:: Provided data ::

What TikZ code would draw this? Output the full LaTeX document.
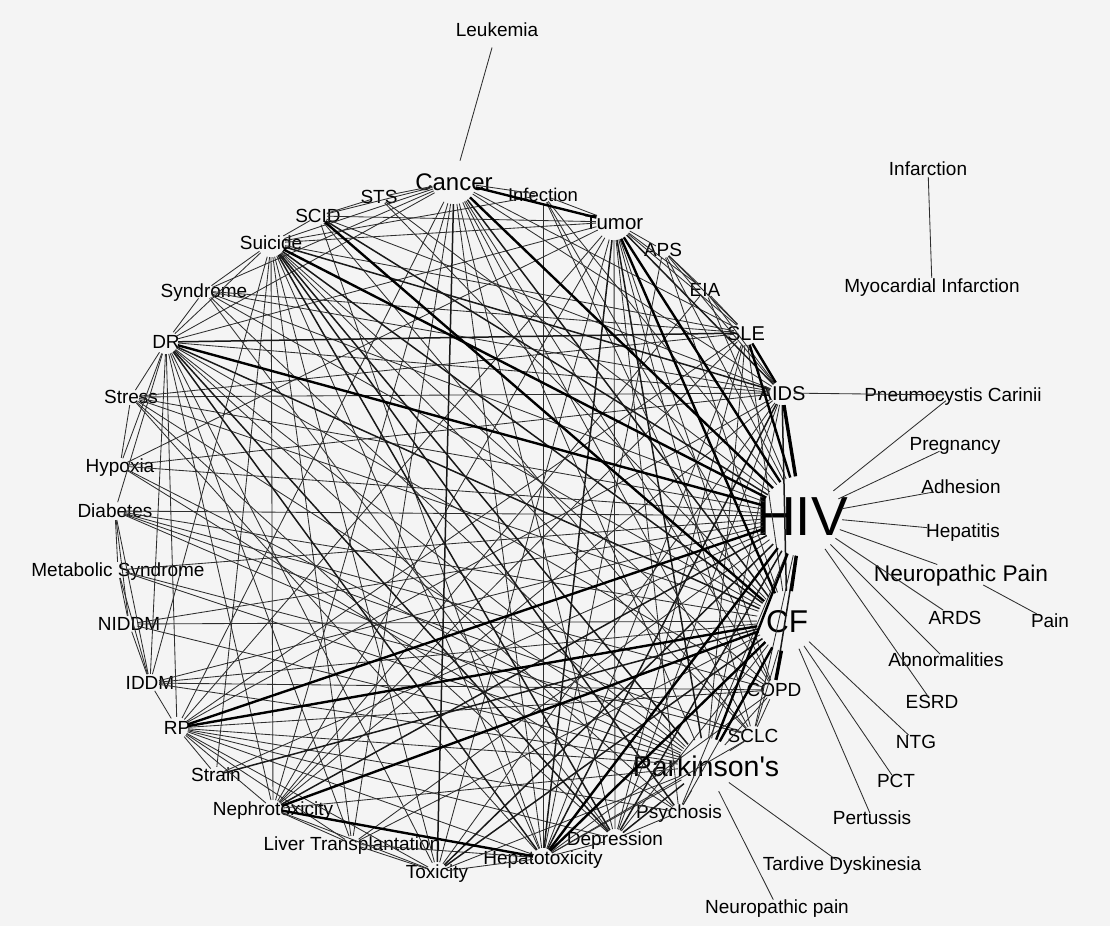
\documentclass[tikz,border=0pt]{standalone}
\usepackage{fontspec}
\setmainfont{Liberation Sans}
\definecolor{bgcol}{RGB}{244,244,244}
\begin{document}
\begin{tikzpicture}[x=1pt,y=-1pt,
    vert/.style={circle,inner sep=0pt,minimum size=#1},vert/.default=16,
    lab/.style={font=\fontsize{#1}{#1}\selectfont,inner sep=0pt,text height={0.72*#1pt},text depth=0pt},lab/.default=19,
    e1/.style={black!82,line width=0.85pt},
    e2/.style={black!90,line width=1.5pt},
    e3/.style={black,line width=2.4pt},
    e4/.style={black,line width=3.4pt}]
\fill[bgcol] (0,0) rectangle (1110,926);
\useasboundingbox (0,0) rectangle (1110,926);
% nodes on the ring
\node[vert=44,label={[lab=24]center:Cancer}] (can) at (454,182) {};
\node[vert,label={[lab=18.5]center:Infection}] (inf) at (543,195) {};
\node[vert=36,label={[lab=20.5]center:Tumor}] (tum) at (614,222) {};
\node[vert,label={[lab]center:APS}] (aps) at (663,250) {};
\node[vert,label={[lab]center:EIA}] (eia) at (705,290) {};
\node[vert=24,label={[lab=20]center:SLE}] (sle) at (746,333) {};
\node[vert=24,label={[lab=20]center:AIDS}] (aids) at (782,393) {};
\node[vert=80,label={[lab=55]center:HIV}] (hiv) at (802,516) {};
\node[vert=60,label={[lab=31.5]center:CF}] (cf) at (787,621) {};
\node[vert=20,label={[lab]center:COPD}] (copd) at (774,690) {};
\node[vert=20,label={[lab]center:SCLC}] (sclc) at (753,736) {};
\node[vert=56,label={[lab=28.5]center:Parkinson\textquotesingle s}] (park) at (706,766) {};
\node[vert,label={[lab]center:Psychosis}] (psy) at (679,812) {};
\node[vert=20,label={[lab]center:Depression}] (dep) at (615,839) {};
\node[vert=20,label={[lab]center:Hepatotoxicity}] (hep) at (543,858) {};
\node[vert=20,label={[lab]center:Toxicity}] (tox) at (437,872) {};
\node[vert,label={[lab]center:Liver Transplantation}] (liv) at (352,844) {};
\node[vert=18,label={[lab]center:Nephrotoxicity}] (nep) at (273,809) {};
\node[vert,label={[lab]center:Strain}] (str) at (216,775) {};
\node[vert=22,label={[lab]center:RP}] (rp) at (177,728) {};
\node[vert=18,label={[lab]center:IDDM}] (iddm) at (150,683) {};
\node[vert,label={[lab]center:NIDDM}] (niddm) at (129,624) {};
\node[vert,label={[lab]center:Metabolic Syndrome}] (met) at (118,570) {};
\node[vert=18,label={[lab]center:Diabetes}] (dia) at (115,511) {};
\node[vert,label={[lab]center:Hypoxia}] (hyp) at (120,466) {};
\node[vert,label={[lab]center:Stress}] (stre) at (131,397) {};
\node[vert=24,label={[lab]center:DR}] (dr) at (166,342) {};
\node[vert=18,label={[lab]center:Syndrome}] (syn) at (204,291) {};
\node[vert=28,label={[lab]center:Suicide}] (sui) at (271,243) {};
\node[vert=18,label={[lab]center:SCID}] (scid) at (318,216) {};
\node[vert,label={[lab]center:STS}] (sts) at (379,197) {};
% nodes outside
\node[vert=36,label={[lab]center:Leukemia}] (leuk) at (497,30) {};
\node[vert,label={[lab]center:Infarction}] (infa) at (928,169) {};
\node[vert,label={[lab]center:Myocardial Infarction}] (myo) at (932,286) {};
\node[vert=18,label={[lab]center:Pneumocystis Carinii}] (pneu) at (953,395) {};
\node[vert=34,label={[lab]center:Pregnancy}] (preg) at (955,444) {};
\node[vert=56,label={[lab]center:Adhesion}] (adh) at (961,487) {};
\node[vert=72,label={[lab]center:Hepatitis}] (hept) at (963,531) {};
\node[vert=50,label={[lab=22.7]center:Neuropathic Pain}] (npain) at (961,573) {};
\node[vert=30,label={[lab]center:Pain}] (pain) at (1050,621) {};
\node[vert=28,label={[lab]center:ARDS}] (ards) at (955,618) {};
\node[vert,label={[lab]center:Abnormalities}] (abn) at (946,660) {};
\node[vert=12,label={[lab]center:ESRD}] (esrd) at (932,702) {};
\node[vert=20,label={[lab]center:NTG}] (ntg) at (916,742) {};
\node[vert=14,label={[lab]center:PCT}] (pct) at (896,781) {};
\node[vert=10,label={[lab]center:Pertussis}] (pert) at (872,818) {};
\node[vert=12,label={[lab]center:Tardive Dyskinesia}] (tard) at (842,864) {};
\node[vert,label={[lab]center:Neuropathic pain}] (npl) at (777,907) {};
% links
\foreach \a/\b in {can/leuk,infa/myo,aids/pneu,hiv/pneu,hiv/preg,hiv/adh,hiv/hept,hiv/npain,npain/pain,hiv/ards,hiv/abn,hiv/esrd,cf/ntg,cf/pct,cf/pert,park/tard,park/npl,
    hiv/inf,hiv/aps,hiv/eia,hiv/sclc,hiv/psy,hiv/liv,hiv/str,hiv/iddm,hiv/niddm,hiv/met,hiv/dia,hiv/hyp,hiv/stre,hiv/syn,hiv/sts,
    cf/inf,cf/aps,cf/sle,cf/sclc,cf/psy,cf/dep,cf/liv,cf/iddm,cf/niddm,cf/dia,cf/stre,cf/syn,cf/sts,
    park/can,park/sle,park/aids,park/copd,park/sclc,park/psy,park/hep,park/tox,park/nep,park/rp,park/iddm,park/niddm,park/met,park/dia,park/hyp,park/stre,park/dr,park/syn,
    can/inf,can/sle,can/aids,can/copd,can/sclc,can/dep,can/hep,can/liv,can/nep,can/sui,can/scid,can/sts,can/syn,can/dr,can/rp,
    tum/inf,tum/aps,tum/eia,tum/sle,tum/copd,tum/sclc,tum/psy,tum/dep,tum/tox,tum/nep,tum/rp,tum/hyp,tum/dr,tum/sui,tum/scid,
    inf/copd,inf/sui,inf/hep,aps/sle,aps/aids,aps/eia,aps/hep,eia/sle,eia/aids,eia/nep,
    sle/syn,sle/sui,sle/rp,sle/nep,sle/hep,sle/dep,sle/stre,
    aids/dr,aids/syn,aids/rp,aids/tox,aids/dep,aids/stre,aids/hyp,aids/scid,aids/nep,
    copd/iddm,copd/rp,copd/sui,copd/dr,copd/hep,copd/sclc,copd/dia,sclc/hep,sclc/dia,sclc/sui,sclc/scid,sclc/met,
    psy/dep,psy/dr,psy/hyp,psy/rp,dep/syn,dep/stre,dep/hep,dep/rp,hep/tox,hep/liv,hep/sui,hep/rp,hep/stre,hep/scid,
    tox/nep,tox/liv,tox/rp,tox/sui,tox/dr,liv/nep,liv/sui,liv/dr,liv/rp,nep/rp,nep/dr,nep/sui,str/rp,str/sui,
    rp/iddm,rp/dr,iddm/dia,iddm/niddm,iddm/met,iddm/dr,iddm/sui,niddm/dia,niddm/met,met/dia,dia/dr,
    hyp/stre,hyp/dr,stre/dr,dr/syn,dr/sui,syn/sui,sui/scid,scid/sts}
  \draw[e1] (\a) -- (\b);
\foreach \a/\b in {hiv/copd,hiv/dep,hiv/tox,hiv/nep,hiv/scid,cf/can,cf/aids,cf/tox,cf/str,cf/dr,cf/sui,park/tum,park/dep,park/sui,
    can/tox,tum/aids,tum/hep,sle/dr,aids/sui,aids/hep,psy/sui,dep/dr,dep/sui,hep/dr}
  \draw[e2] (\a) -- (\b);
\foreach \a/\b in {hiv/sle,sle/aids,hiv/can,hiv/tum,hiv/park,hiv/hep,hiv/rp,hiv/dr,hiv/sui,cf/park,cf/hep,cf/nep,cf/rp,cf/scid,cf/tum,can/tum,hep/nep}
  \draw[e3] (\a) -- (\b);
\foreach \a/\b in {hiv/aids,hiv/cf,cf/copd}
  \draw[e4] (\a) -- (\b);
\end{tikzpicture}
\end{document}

:::

Aim of the task: Search the data for "draw" and list every line in which it occurs.

Complete response:
What TikZ code would draw this? Output the full LaTeX document.
  \draw[e1] (\a) -- (\b);
  \draw[e2] (\a) -- (\b);
  \draw[e3] (\a) -- (\b);
  \draw[e4] (\a) -- (\b);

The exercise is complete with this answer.